There are seven – and counting – providers offering variations on this service. They include flongle, Tomorrow Finance, loan dolphin,, lendi, Canstar and RateCity.

Each has competitive rates and solves different problems, such as linking a borrower to a broker, lender, or both. They take a smaller commission then the traditional mortgage broker, which enables the lender to rebate some of the savings back to the borrower.

Other new competitors, such as Tic:Toc Home Loans, claim to have digitised every step in property buying to reduce the time needed to approve a loan from 22 days to 22 minutes.

That includes free property valuation, credit and identity checks, assessment of borrowing capacity and validation financials, according to chief executive Anthony Baum, whose company is 35 per cent owned by Bendigo and Adelaide Bank.

Highly competitive rates

It targets more sophisticated buyers who have 20 per cent deposits with highly competitive comparison rates of 3.69 per cent for owner occupiers and 3.99 per cent for investors. Offset accounts cost an additional $10 a month.

Former bankers, such as Tic:Toc's Baum and Joust's managing director Mark Bevan, are typical of the digital disrupters with a new model they claim is cheaper, faster and – for some borrowers – friendlier.

"We are an absolutely a disrupter," says Bevan.

Traditional brokers, such as John Flavell, chief executive of Mortgage Choice, claim this debate has been raging under different guises for 25 years.

"Mortgages are not commodities," he says. "Financial services are more complicated than prices. This is about helping make a person make the right decision."

Mortgage Choice is a distant No.3 in the sector, with about 8 per cent market share, compared to Australian Financial Group with 24 per cent and Commonwealth Bank of Australia with 14 per cent.
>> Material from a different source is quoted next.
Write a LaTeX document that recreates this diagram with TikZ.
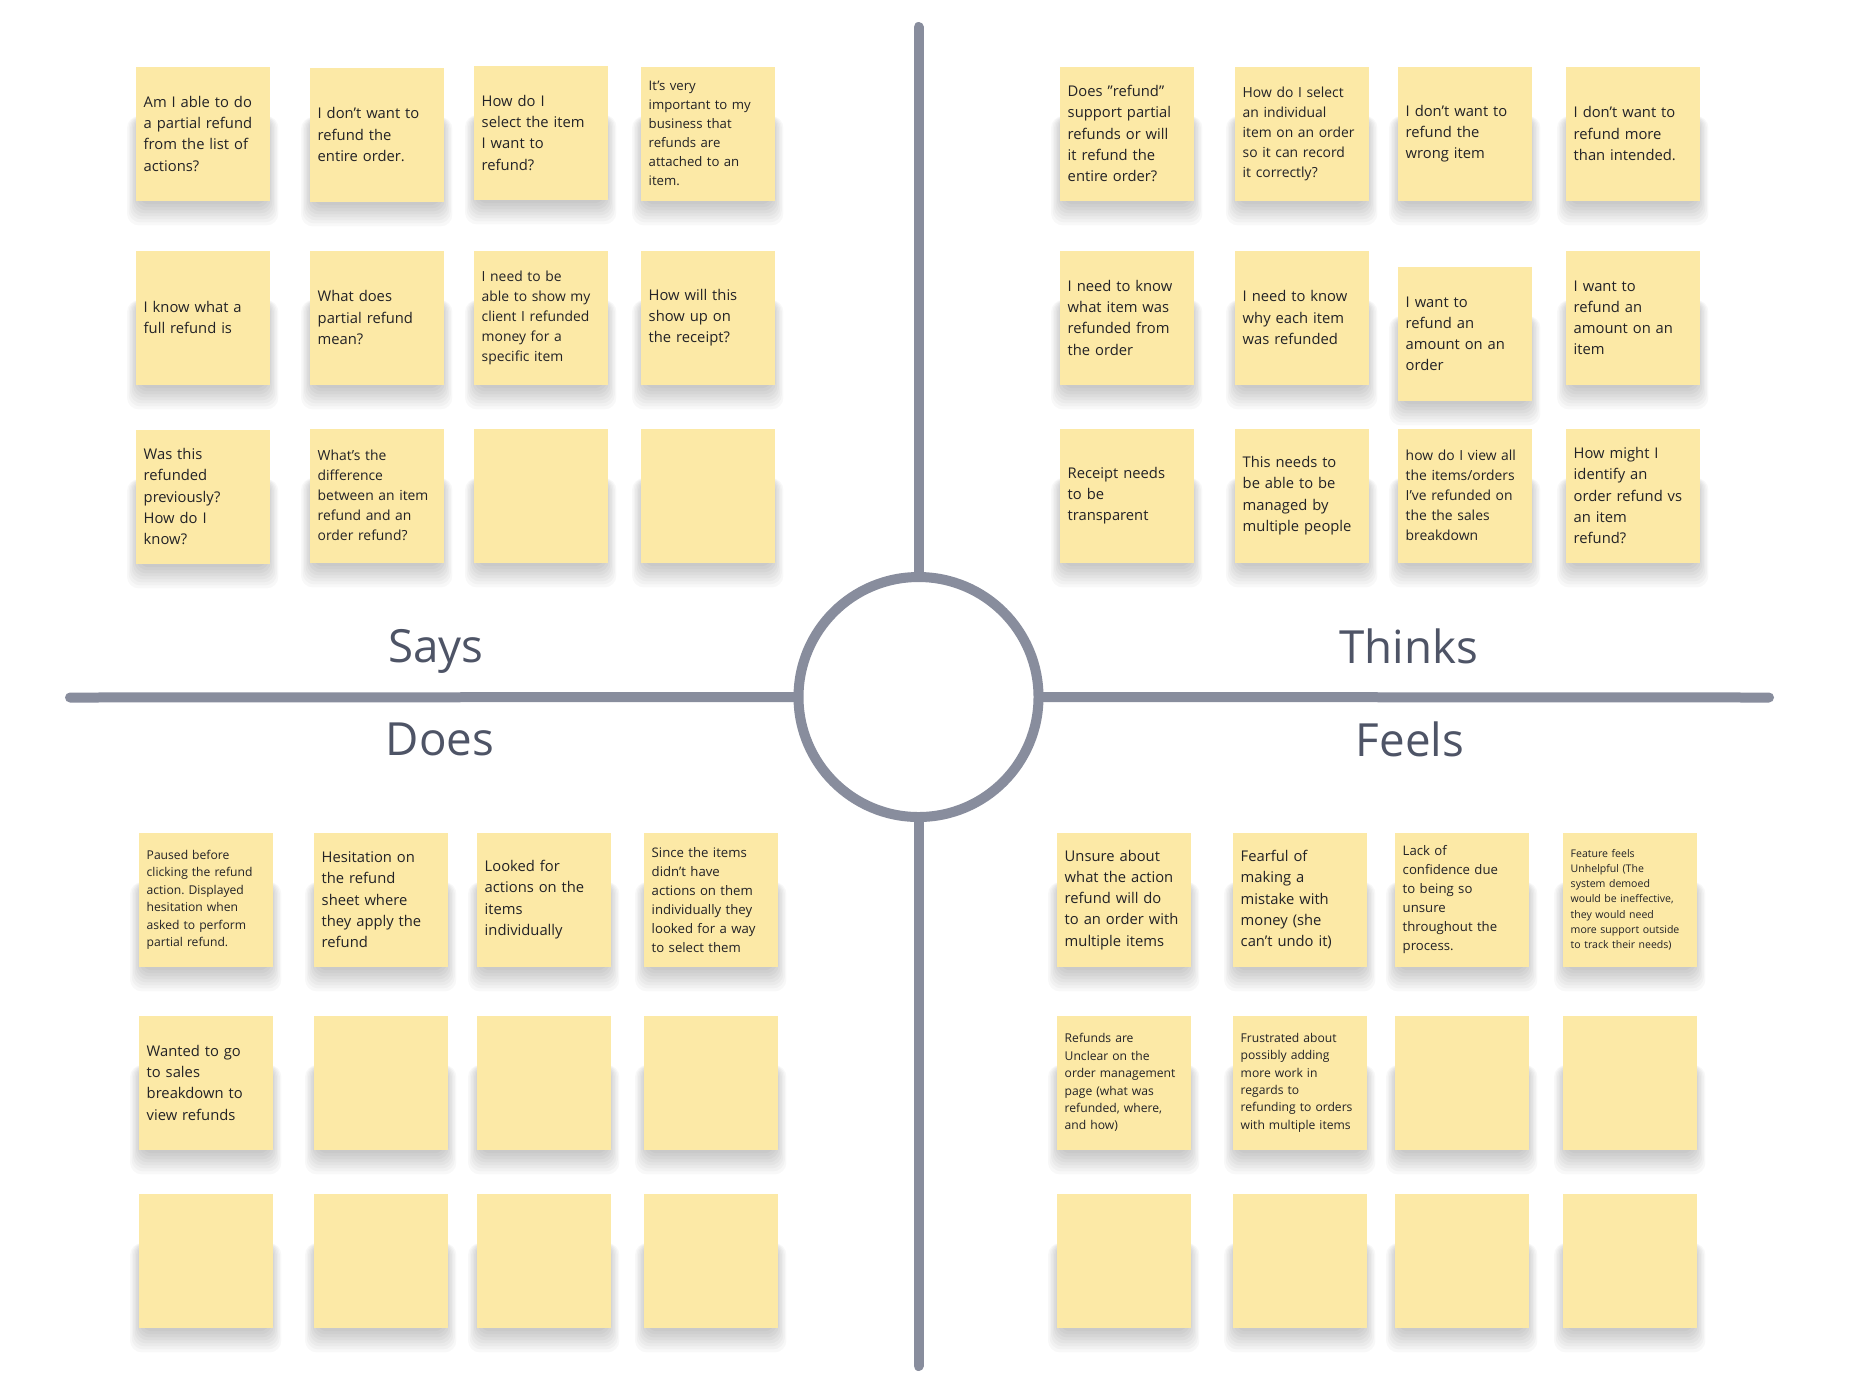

CBA, the nation's largest lender, has bought the remaining 20 per cent of well-known Aussie Loans and is aiming to increase the volume of loans sold through its branch network. Other major banks will be watching closely.

Annual industry growth of nearly 7 per cent for the past five years is expected to nearly halve over the next five as the industry begins to mature.

The next move for the cash rate is likely to be up, which means record-low interest rates will begin to rise and squeeze household budgets and credit growth that has been growing three times the rate of inflation and incomes.

That will slow mortgage growth already hit by a ban on overseas' lenders and recession-ridden capitals, such as Perth and Darwin.